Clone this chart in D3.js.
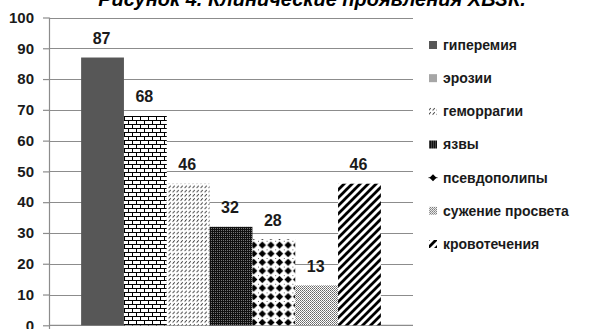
<!DOCTYPE html>
<html>
<head>
<meta charset="utf-8">
<script src="https://cdn.jsdelivr.net/npm/d3@7"></script>
<style>
  html, body { margin: 0; padding: 0; background: #fff; }
  svg { display: block; font-family: "Liberation Sans", Arial, sans-serif; }
</style>
</head>
<body>
<svg id="chart" width="589" height="329"></svg>
<script>
// Clinical manifestations, % of patients
const titleText = "Рисунок 4. Клинические проявления ХВЗК.";
const seriesNames = ["гиперемия", "эрозии", "геморрагии", "язвы", "псевдополипы", "сужение просвета", "кровотечения"];
const seriesValues = [87, 68, 46, 32, 28, 13, 46];
const yTicks = [0, 10, 20, 30, 40, 50, 60, 70, 80, 90, 100];

const svg = d3.select("#chart");
const defs = svg.append("defs");

// Fill patterns, one per series
function pattern(id, w, h, draw) {
  const p = defs.append("pattern").attr("id", id)
    .attr("patternUnits", "userSpaceOnUse").attr("width", w).attr("height", h);
  p.append("rect").attr("width", w).attr("height", h).attr("fill", "#fff");
  draw(p);
}
// bricks
pattern("p-brick", 8, 8, p => {
  p.append("path").attr("d", "M0,0.5H8M0,4.5H8M0.5,0V4M4.5,4V8")
    .attr("stroke", "#000").attr("stroke-width", 1).attr("fill", "none");
});
// short dashed upward diagonals
pattern("p-dash", 4, 4.2, p => {
  p.append("path").attr("d", "M0.6,3.2L2.8,1").attr("stroke", "#333")
    .attr("stroke-width", 0.9).attr("fill", "none");
});
// dense dark texture
pattern("p-dark", 2, 2, p => {
  p.append("rect").attr("width", 2).attr("height", 2).attr("fill", "#111");
  p.append("rect").attr("x", 1).attr("width", 1).attr("height", 1).attr("fill", "#777");
});
// solid diamonds
pattern("p-diamond", 8.6, 8.6, p => {
  p.append("path").attr("d", "M4.3,0.6L8,4.3L4.3,8L0.6,4.3Z").attr("fill", "#000");
  p.append("path").attr("d", "M0,0H0.8V0.8H0Z").attr("fill", "#000");
});
// fine checker
pattern("p-check", 2, 2, p => {
  p.append("rect").attr("width", 1).attr("height", 1).attr("fill", "#666");
  p.append("rect").attr("x", 1).attr("y", 1).attr("width", 1).attr("height", 1).attr("fill", "#888");
});
// wide upward diagonal stripes
pattern("p-stripe", 8, 8, p => {
  p.append("path").attr("d", "M-2,2L2,-2M0,8L8,0M6,10L10,6").attr("stroke", "#000")
    .attr("stroke-width", 2.8).attr("fill", "none");
});

const fills = ["#575757", "url(#p-brick)", "url(#p-dash)", "url(#p-dark)", "url(#p-diamond)", "url(#p-check)", "url(#p-stripe)"];
const legendFills = ["#575757", "#a6a6a6", "url(#p-dash)", "url(#p-dark)", null, "url(#p-check)", "url(#p-stripe)"];

const plot = { left: 49, right: 413, top: 17.5, bottom: 325.3 };

const x = d3.scaleBand().domain(seriesNames)
  .range([plot.left, plot.right]).paddingInner(0).paddingOuter(0.75);
const y = d3.scaleLinear().domain([0, 100]).range([plot.bottom, plot.top]);

// title (partly above the visible area)
svg.append("text").attr("x", 312).attr("y", 5.5).attr("text-anchor", "middle")
  .attr("font-size", 20).attr("font-weight", "bold").attr("font-style", "italic")
  .attr("fill", "#000").text(titleText);

// gridlines
svg.append("g").selectAll("line").data(yTicks.filter(d => d > 0)).join("line")
  .attr("x1", plot.left).attr("x2", plot.right)
  .attr("y1", d => Math.round(y(d)) + 0.5).attr("y2", d => Math.round(y(d)) + 0.5)
  .attr("stroke", "#8c8c8c").attr("stroke-width", 1.2);

// y axis
const yAxis = d3.axisLeft(y).tickValues(yTicks).tickSize(6).tickPadding(9);
const gy = svg.append("g").attr("transform", `translate(${plot.left},0)`).call(yAxis);
gy.select(".domain").attr("stroke", "#8c8c8c").attr("stroke-width", 1.2)
  .attr("d", `M0.5,${plot.top}V${plot.bottom + 10}`);
gy.selectAll(".tick line").attr("stroke", "#8c8c8c").attr("stroke-width", 1.2);
gy.selectAll(".tick text").attr("font-size", 15).attr("font-weight", "bold")
  .attr("fill", "#1a1a1a").attr("font-family", "'Liberation Sans', Arial, sans-serif");

// x axis baseline
svg.append("line").attr("x1", plot.left).attr("x2", plot.right)
  .attr("y1", y(0)).attr("y2", y(0)).attr("stroke", "#8c8c8c").attr("stroke-width", 1.2);

// bars
svg.append("g").selectAll("rect").data(seriesNames).join("rect")
  .attr("x", d => x(d)).attr("width", x.bandwidth())
  .attr("y", (d, i) => y(seriesValues[i]))
  .attr("height", (d, i) => y(0) - y(seriesValues[i]))
  .attr("fill", (d, i) => fills[i]);

// value labels
svg.append("g").selectAll("text").data(seriesNames).join("text")
  .attr("x", d => x(d) + x.bandwidth() / 2 - 1)
  .attr("y", (d, i) => y(seriesValues[i]) - 13.5)
  .attr("text-anchor", "middle").attr("font-size", 16).attr("font-weight", "bold")
  .attr("fill", "#1a1a1a").text((d, i) => seriesValues[i]);

// legend
const legend = svg.append("g");
const legendY = d3.scalePoint().domain(seriesNames).range([45, 244]);
const items = legend.selectAll("g").data(seriesNames).join("g")
  .attr("transform", d => `translate(0,${legendY(d)})`);
items.each(function (d, i) {
  const g = d3.select(this);
  if (legendFills[i]) {
    g.append("rect").attr("x", 429).attr("y", -4).attr("width", 8).attr("height", 8)
      .attr("fill", legendFills[i]);
  } else {
    g.append("path").attr("d", "M433,-3.5L436.5,0L433,3.5L429.5,0Z").attr("fill", "#000");
    g.append("path").attr("d", "M428.5,0H437.5").attr("stroke", "#000").attr("stroke-width", 0.8);
  }
  g.append("text").attr("x", 443).attr("y", 0).attr("dy", "0.35em")
    .attr("font-size", 14).attr("font-weight", "bold").attr("fill", "#1a1a1a").text(d);
});
</script>
</body>
</html>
◇ ◇ ◇
_DIRECTIONS:_ Restate the material word for word from its first line through the line containing "80, 90, 100];", both included; the pictures do not belong in it.

_RIGHT ANSWER:_
Clone this chart in D3.js.
<!DOCTYPE html>
<html>
<head>
<meta charset="utf-8">
<script src="https://cdn.jsdelivr.net/npm/d3@7"></script>
<style>
  html, body { margin: 0; padding: 0; background: #fff; }
  svg { display: block; font-family: "Liberation Sans", Arial, sans-serif; }
</style>
</head>
<body>
<svg id="chart" width="589" height="329"></svg>
<script>
// Clinical manifestations, % of patients
const titleText = "Рисунок 4. Клинические проявления ХВЗК.";
const seriesNames = ["гиперемия", "эрозии", "геморрагии", "язвы", "псевдополипы", "сужение просвета", "кровотечения"];
const seriesValues = [87, 68, 46, 32, 28, 13, 46];
const yTicks = [0, 10, 20, 30, 40, 50, 60, 70, 80, 90, 100];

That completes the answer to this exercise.